The Patriot Post® · 'Schiff Show' Roundup: Public Hearings, Giuliani, Whistleblower Trouble
There are several noteworthy happenings on the impeachment front. Here’s the roundup:
The Democrats’ impeachment charade enters a new phase today: Public hearings. The Associated Press reports, “All on TV, committee leaders will set the stage, then comes the main feature: Two seasoned diplomats, William Taylor, the graying former infantry officer now charge d'affaires in Ukraine, and George Kent, the deputy assistant secretary in Washington.”
The Daily Signal notes four things to expect.
As has been the case from day one, the question isn’t really whether there was a quid pro quo but if President Donald Trump’s request violated the law or was impeachable. “Quid pro quo” is, roughly translated, Latin for “foreign policy.” (We kid — it’s literally “this for that.”) But Democrats and their Leftmedia allies want you to think it means Trump broke the law by temporarily delaying military aid to Ukraine for requested cooperation and favors. So it’s little wonder that a developing feature of the Democrats’ effort is the shift in terminology away from quid pro quo and toward “extortion” and “bribery.”
This is all done to obfuscate what is, at heart, a policy disagreement. Andrew McCarthy, who wrote a book on impeaching Barack Obama, says of the testimonies of several key people in the policy community: “It is the president, not the bureaucracy, who was elected by the American people.” He adds, “Bureaucrats are not free to substitute their judgments for the president’s.”
Trump’s personal attorney, Rudy Giuliani, is at the center of this fiasco. He published a Wall Street Journal op-ed rebutting the “false narrative built on selectively leaked testimony from Rep.

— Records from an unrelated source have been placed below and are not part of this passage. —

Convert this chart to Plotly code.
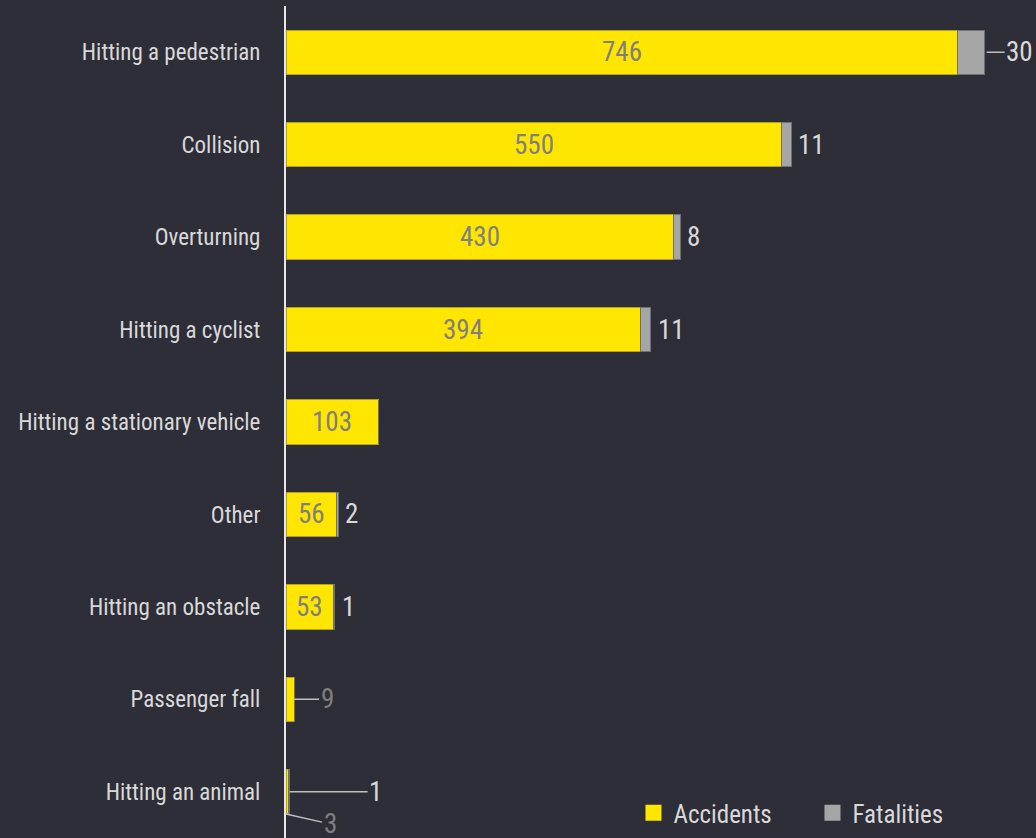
import plotly.graph_objects as go

categories = ["Hitting a pedestrian", "Collision", "Overturning", "Hitting a cyclist",
              "Hitting a stationary vehicle", "Other", "Hitting an obstacle",
              "Passenger fall", "Hitting an animal"]
accidents = [746, 550, 430, 394, 103, 56, 53, 9, 3]
fatalities = [30, 11, 8, 11, 0, 2, 1, 0, 1]

BG = "#2e2e38"
YELLOW = "#ffe600"
GREY = "#a6a6a6"
ACC_LABEL = "#7f7f7f"
FAT_LABEL = "#d9d9d9"
TEXT = "#d9d9d9"
LEADER = "#bfbfbf"
FONT = "Roboto Condensed, Liberation Sans Narrow, sans-serif"
VAL_SIZE = 27

fig = go.Figure()
fig.add_trace(go.Bar(y=categories, x=accidents, orientation="h", name="Accidents",
                     marker=dict(color=YELLOW, line=dict(color="#b3a31c", width=1)),
                     width=0.48, hoverinfo="skip", showlegend=False))
fig.add_trace(go.Bar(y=categories, x=fatalities, orientation="h", name="Fatalities",
                     marker=dict(color=GREY, line=dict(color="#707070", width=1)),
                     width=0.48, hoverinfo="skip", showlegend=False))
# legend entries with larger square swatches
for name, col in [("Accidents", YELLOW), ("Fatalities", GREY)]:
    fig.add_trace(go.Scatter(x=[None], y=[None], mode="markers", name=name,
                             marker=dict(symbol="square", size=16, color=col),
                             hoverinfo="skip"))

annotations = []
for i, (cat, a, f) in enumerate(zip(categories, accidents, fatalities)):
    total = a + f
    if a >= 40:
        annotations.append(dict(x=a / 2, y=i, text=str(a), showarrow=False,
                                font=dict(color=ACC_LABEL, size=VAL_SIZE, family=FONT)))
    elif f > 0:
        annotations.append(dict(x=0, y=i + 0.24, text=str(a), showarrow=True,
                                arrowhead=0, arrowwidth=1.5, arrowcolor=LEADER,
                                ax=44, ay=10, standoff=0,
                                font=dict(color=ACC_LABEL, size=VAL_SIZE, family=FONT)))
    else:
        annotations.append(dict(x=a, y=i, text=str(a), showarrow=True,
                                arrowhead=0, arrowwidth=1.5, arrowcolor=LEADER,
                                ax=33, ay=0, standoff=0,
                                font=dict(color=ACC_LABEL, size=VAL_SIZE, family=FONT)))
    if f > 0:
        if f >= 20:
            annotations.append(dict(x=total, y=i, text=str(f), showarrow=True,
                                    arrowhead=0, arrowwidth=1.5, arrowcolor=LEADER,
                                    ax=35, ay=0, standoff=2,
                                    font=dict(color=FAT_LABEL, size=VAL_SIZE, family=FONT)))
        elif a < 40:
            annotations.append(dict(x=total, y=i, text=str(f), showarrow=True,
                                    arrowhead=0, arrowwidth=1.5, arrowcolor=LEADER,
                                    ax=86, ay=0, standoff=0,
                                    font=dict(color=FAT_LABEL, size=VAL_SIZE, family=FONT)))
        else:
            annotations.append(dict(x=total, y=i, text=str(f), showarrow=False,
                                    xanchor="left", xshift=5,
                                    font=dict(color=FAT_LABEL, size=VAL_SIZE, family=FONT)))

fig.update_layout(
    barmode="stack",
    width=1036, height=838,
    paper_bgcolor=BG, plot_bgcolor=BG,
    margin=dict(l=286, r=0, t=6, b=0, autoexpand=False),
    font=dict(family=FONT, color=TEXT, size=24),
    xaxis=dict(range=[0, 833], visible=False, showgrid=False, zeroline=False),
    yaxis=dict(autorange="reversed", showgrid=False, zeroline=False, automargin=False,
               showline=True, linecolor="#e6e6e6", linewidth=2,
               ticks="", ticklabelstandoff=19,
               tickfont=dict(size=23, color=TEXT, family=FONT)),
    legend=dict(orientation="h", x=0.4633, y=0.03, xanchor="left", yanchor="middle",
                font=dict(size=25, color=TEXT, family=FONT), bgcolor="rgba(0,0,0,0)",
                itemwidth=30, traceorder="normal", entrywidth=134, entrywidthmode="pixels"),
    annotations=annotations,
    bargap=0.52,
)

fig.write_html("out.html", config={"displayModeBar": False},
               post_script="document.body.style.margin='0';")
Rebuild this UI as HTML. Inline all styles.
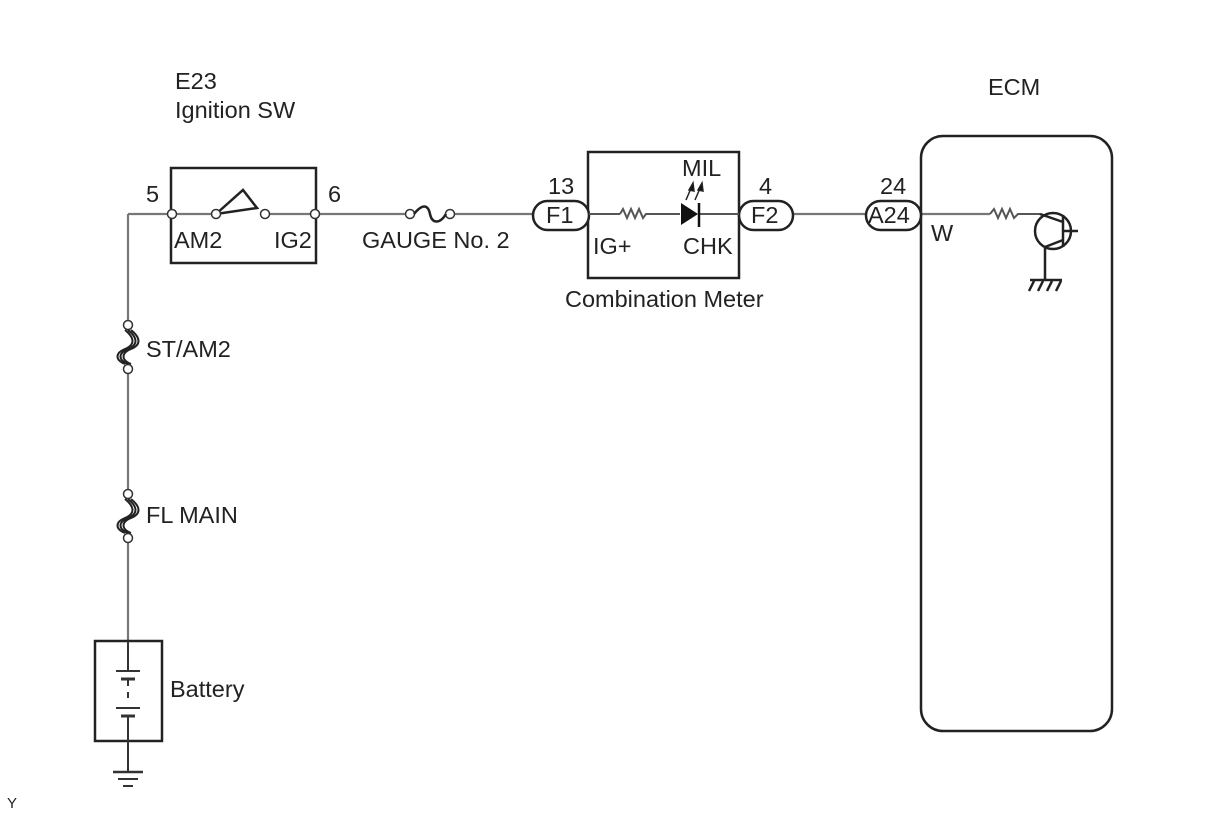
<!DOCTYPE html>
<html><head><meta charset="utf-8"><style>
html,body{margin:0;padding:0;background:#fff;}
svg{display:block;}
text{font-family:"Liberation Sans",sans-serif;font-size:23.5px;fill:#222;}
</style></head><body>
<svg width="1210" height="814" viewBox="0 0 1210 814" xmlns="http://www.w3.org/2000/svg">
<g stroke="#777" stroke-width="2.2" fill="none">
<line x1="128" y1="214" x2="172" y2="214"/>
<line x1="128" y1="214" x2="128" y2="320"/>
<line x1="128" y1="374" x2="128" y2="489"/>
<line x1="128" y1="543" x2="128" y2="641"/>
<line x1="172" y1="214" x2="216" y2="214"/>
<line x1="265" y1="214" x2="315" y2="214"/>
<line x1="315" y1="214" x2="405" y2="214"/>
<line x1="455" y1="214" x2="533" y2="214"/>
<line x1="793" y1="214" x2="866" y2="214"/>
<line x1="921" y1="214" x2="990" y2="214"/>
</g>
<g stroke="#222" stroke-width="2.5" fill="none">
<rect x="171" y="168" width="145" height="95"/>
<polyline points="216,214 243,190 257,208 216,214"/>
<rect x="588" y="152" width="151" height="126"/>
<rect x="921" y="136" width="191" height="595" rx="22"/>
<rect x="95" y="641" width="67" height="100"/>
</g>
<g stroke="#333" stroke-width="1.5" fill="#fff">
<circle cx="172" cy="214" r="4.5"/><circle cx="216" cy="214" r="4.5"/>
<circle cx="265" cy="214" r="4.5"/><circle cx="315" cy="214" r="4.5"/>
<circle cx="410" cy="214" r="4.5"/><circle cx="450" cy="214" r="4.5"/>
<circle cx="128" cy="325" r="4.5"/><circle cx="128" cy="369" r="4.5"/>
<circle cx="128" cy="494" r="4.5"/><circle cx="128" cy="538" r="4.5"/>
</g>
<path d="M414,214 C422,204 428,204 430,214 C432,224 440,224 446,214" stroke="#222" stroke-width="2.5" fill="none"/>
<g stroke="#222" stroke-width="2" fill="none">
<path d="M128,330 C138,338 138,345 128,349 C118,353 118,360 128,364"/>
<path d="M131,330 C141,338 141,345 131,349 C121,353 121,360 131,364"/>
<path d="M125,330 C135,338 135,345 125,349 C115,353 115,360 125,364"/>
<path d="M128,499 C138,507 138,514 128,518 C118,522 118,529 128,533"/>
<path d="M131,499 C141,507 141,514 131,518 C121,522 121,529 131,533"/>
<path d="M125,499 C135,507 135,514 125,518 C115,522 115,529 125,533"/>
</g>
<g stroke="#222" stroke-width="2.5" fill="#fff">
<rect x="533" y="201" width="56" height="29" rx="14.5"/>
<rect x="739" y="201" width="54" height="29" rx="14.5"/>
<rect x="866" y="201" width="55" height="29" rx="14.5"/>
</g>
<g stroke="#555" stroke-width="2" fill="none">
<line x1="589" y1="214" x2="620" y2="214"/>
<polyline points="620,214 623,209 627,218 631,209 635,218 639,209 643,218 646,214 680,214"/>
<line x1="698" y1="214" x2="739" y2="214"/>
<polyline points="990,214 994,209 998,218 1002,209 1006,218 1010,209 1014,218 1018,214 1040,214"/>
</g>
<polygon points="681,203 681,225 698,214" fill="#111"/>
<line x1="699" y1="203" x2="699" y2="227" stroke="#111" stroke-width="2.5"/>
<g stroke="#222" stroke-width="1.5" fill="#111">
<line x1="686" y1="200" x2="692" y2="186"/><polygon points="693,183 689,190 694,191"/>
<line x1="695" y1="200" x2="701" y2="186"/><polygon points="702,183 698,190 703,191"/>
</g>
<g stroke="#222" stroke-width="2.5" fill="none">
<circle cx="1053" cy="231" r="18"/>
<line x1="1063" y1="215" x2="1063" y2="247"/>
<line x1="1063" y1="231" x2="1078" y2="231"/>
<line x1="1040" y1="214" x2="1063" y2="222"/>
<line x1="1063" y1="240" x2="1045" y2="247"/>
<line x1="1045" y1="247" x2="1045" y2="280"/>
<line x1="1030" y1="280" x2="1062" y2="280"/>
<line x1="1034" y1="281" x2="1029" y2="291"/><line x1="1043" y1="281" x2="1038" y2="291"/><line x1="1052" y1="281" x2="1047" y2="291"/><line x1="1061" y1="281" x2="1056" y2="291"/>
</g>
<g stroke="#333" stroke-width="2" fill="none">
<line x1="128" y1="641" x2="128" y2="671"/>
<line x1="116" y1="671" x2="140" y2="671"/>
<line x1="121" y1="679" x2="135" y2="679" stroke-width="3"/>
<line x1="128" y1="680" x2="128" y2="686"/><line x1="128" y1="692" x2="128" y2="698"/>
<line x1="116" y1="708" x2="140" y2="708"/>
<line x1="121" y1="716" x2="135" y2="716" stroke-width="3"/>
<line x1="128" y1="717" x2="128" y2="772"/>
<line x1="113" y1="772" x2="143" y2="772" stroke-width="2.5"/>
<line x1="118" y1="779" x2="138" y2="779"/>
<line x1="123" y1="786" x2="133" y2="786"/>
</g>
<text x="175" y="89">E23</text>
<text x="175" y="118">Ignition SW</text>
<text x="988" y="95">ECM</text>
<text x="146" y="202">5</text>
<text x="328" y="202">6</text>
<text x="174" y="248">AM2</text>
<text x="274" y="248">IG2</text>
<text x="362" y="248">GAUGE No. 2</text>
<text x="548" y="194">13</text>
<text x="546" y="223">F1</text>
<text x="759" y="194">4</text>
<text x="751" y="223">F2</text>
<text x="880" y="194">24</text>
<text x="868" y="223">A24</text>
<text x="682" y="176">MIL</text>
<text x="593" y="254">IG+</text>
<text x="683" y="254">CHK</text>
<text x="565" y="307">Combination Meter</text>
<text x="931" y="241">W</text>
<text x="146" y="357">ST/AM2</text>
<text x="146" y="523">FL MAIN</text>
<text x="170" y="697">Battery</text>
<text x="7" y="808" style="font-size:15px">Y</text>
</svg>
</body></html>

Adam Schiff’s closed-door Intelligence Committee hearings.” Giuliani argues that Trump and Ukrainian President Volodymyr Zelensky discussed only matters “of serious mutual concern.” One was Ukraine’s interference in the 2016 election by releasing documents related to Paul Manafort, whose short stint as Trump’s campaign manager was ended by that disclosure. The other was the possible corrupt dealings of Joe and Hunter Biden, which Giuliani says include “documents showing that [Ukrainian energy company] Burisma transferred $900,000 to Rosemont Seneca Partners, a lobbying firm owned by Hunter Biden, and that the money was for lobbying Joe Biden.” The elder Biden, of course, already admitted his own quid pro quo regarding Ukrainian corruption investigations.
House Intelligence Committee Chairman Adam Schiff’s collusion conspirator, the whistleblower — widely identified as Eric Ciaramella — may be in legal trouble for soliciting a quarter-million dollars in illicit donations via GoFundMe. Remember, the whistleblower’s attorney, Mark Zaid, declared in 2017 that the “coup has started.”
Finally, The Washington Post has “five questions we still need answered.” It more or less outlines Democrat strategy going forward. Victor Davis Hanson, on the other hand, lists Ten Reasons Why Impeachment Is Illegitimate. The overarching reason? Because the Democrats’ strategy is transparently vindictive.